> [The problem]:
Retype the whole listing verbatim and keep the pictures out of it.

> [Collected material]:
— Start —
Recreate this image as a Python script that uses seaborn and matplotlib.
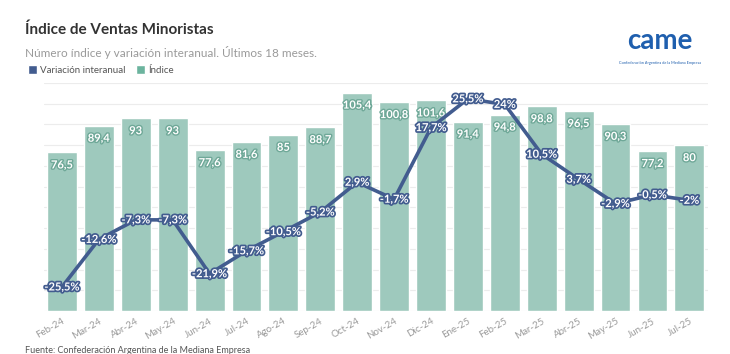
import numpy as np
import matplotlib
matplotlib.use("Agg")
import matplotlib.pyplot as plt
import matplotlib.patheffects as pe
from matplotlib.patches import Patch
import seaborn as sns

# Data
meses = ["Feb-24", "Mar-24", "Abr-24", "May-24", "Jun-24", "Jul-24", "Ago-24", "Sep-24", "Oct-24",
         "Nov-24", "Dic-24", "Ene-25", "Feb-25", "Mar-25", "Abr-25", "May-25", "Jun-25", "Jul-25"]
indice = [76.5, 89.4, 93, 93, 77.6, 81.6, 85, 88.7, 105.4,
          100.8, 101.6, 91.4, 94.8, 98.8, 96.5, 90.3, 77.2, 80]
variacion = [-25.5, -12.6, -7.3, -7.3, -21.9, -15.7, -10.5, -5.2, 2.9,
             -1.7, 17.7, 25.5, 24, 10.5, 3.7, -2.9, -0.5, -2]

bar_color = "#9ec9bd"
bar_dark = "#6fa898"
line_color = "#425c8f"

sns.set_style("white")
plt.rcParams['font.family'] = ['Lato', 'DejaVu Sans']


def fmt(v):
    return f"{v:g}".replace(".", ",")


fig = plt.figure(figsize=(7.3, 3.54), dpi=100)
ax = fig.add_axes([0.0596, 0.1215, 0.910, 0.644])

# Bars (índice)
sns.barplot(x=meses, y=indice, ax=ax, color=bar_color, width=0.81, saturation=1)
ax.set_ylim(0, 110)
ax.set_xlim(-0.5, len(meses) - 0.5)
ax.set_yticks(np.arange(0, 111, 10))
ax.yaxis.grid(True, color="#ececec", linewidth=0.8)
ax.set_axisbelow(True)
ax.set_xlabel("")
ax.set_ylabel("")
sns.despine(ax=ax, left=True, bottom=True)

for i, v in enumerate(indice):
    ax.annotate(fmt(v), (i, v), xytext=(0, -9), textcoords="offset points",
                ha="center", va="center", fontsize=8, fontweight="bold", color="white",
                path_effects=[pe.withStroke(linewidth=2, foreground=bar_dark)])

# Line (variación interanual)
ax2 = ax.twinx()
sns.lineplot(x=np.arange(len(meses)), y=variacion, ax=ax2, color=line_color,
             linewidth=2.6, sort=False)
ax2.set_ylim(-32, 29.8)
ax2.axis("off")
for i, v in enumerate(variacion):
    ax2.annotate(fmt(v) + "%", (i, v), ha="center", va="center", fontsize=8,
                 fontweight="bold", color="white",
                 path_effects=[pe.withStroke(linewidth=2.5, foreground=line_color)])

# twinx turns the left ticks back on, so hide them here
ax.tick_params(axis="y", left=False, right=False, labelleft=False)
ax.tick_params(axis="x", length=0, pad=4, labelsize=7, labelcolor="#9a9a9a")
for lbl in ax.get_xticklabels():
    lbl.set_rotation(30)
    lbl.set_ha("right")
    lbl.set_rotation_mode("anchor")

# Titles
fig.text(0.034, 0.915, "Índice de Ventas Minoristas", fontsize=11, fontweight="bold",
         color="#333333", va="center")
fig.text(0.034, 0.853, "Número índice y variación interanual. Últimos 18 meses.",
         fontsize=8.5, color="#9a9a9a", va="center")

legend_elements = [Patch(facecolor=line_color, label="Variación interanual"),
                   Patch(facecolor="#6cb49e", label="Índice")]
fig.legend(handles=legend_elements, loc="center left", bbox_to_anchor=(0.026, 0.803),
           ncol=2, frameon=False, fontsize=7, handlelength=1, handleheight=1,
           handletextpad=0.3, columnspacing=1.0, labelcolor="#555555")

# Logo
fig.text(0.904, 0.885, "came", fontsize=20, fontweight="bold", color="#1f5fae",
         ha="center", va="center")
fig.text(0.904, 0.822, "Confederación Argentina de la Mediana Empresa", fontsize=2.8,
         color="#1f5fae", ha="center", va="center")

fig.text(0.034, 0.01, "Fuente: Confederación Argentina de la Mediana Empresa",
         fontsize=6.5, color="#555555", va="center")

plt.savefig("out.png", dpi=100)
— End —
> [Solution to this task]:
Recreate this image as a Python script that uses seaborn and matplotlib.
import numpy as np
import matplotlib
matplotlib.use("Agg")
import matplotlib.pyplot as plt
import matplotlib.patheffects as pe
from matplotlib.patches import Patch
import seaborn as sns

# Data
meses = ["Feb-24", "Mar-24", "Abr-24", "May-24", "Jun-24", "Jul-24", "Ago-24", "Sep-24", "Oct-24",
         "Nov-24", "Dic-24", "Ene-25", "Feb-25", "Mar-25", "Abr-25", "May-25", "Jun-25", "Jul-25"]
indice = [76.5, 89.4, 93, 93, 77.6, 81.6, 85, 88.7, 105.4,
          100.8, 101.6, 91.4, 94.8, 98.8, 96.5, 90.3, 77.2, 80]
variacion = [-25.5, -12.6, -7.3, -7.3, -21.9, -15.7, -10.5, -5.2, 2.9,
             -1.7, 17.7, 25.5, 24, 10.5, 3.7, -2.9, -0.5, -2]

bar_color = "#9ec9bd"
bar_dark = "#6fa898"
line_color = "#425c8f"

sns.set_style("white")
plt.rcParams['font.family'] = ['Lato', 'DejaVu Sans']


def fmt(v):
    return f"{v:g}".replace(".", ",")


fig = plt.figure(figsize=(7.3, 3.54), dpi=100)
ax = fig.add_axes([0.0596, 0.1215, 0.910, 0.644])

# Bars (índice)
sns.barplot(x=meses, y=indice, ax=ax, color=bar_color, width=0.81, saturation=1)
ax.set_ylim(0, 110)
ax.set_xlim(-0.5, len(meses) - 0.5)
ax.set_yticks(np.arange(0, 111, 10))
ax.yaxis.grid(True, color="#ececec", linewidth=0.8)
ax.set_axisbelow(True)
ax.set_xlabel("")
ax.set_ylabel("")
sns.despine(ax=ax, left=True, bottom=True)

for i, v in enumerate(indice):
    ax.annotate(fmt(v), (i, v), xytext=(0, -9), textcoords="offset points",
                ha="center", va="center", fontsize=8, fontweight="bold", color="white",
                path_effects=[pe.withStroke(linewidth=2, foreground=bar_dark)])

# Line (variación interanual)
ax2 = ax.twinx()
sns.lineplot(x=np.arange(len(meses)), y=variacion, ax=ax2, color=line_color,
             linewidth=2.6, sort=False)
ax2.set_ylim(-32, 29.8)
ax2.axis("off")
for i, v in enumerate(variacion):
    ax2.annotate(fmt(v) + "%", (i, v), ha="center", va="center", fontsize=8,
                 fontweight="bold", color="white",
                 path_effects=[pe.withStroke(linewidth=2.5, foreground=line_color)])

# twinx turns the left ticks back on, so hide them here
ax.tick_params(axis="y", left=False, right=False, labelleft=False)
ax.tick_params(axis="x", length=0, pad=4, labelsize=7, labelcolor="#9a9a9a")
for lbl in ax.get_xticklabels():
    lbl.set_rotation(30)
    lbl.set_ha("right")
    lbl.set_rotation_mode("anchor")

# Titles
fig.text(0.034, 0.915, "Índice de Ventas Minoristas", fontsize=11, fontweight="bold",
         color="#333333", va="center")
fig.text(0.034, 0.853, "Número índice y variación interanual. Últimos 18 meses.",
         fontsize=8.5, color="#9a9a9a", va="center")

legend_elements = [Patch(facecolor=line_color, label="Variación interanual"),
                   Patch(facecolor="#6cb49e", label="Índice")]
fig.legend(handles=legend_elements, loc="center left", bbox_to_anchor=(0.026, 0.803),
           ncol=2, frameon=False, fontsize=7, handlelength=1, handleheight=1,
           handletextpad=0.3, columnspacing=1.0, labelcolor="#555555")

# Logo
fig.text(0.904, 0.885, "came", fontsize=20, fontweight="bold", color="#1f5fae",
         ha="center", va="center")
fig.text(0.904, 0.822, "Confederación Argentina de la Mediana Empresa", fontsize=2.8,
         color="#1f5fae", ha="center", va="center")

fig.text(0.034, 0.01, "Fuente: Confederación Argentina de la Mediana Empresa",
         fontsize=6.5, color="#555555", va="center")

plt.savefig("out.png", dpi=100)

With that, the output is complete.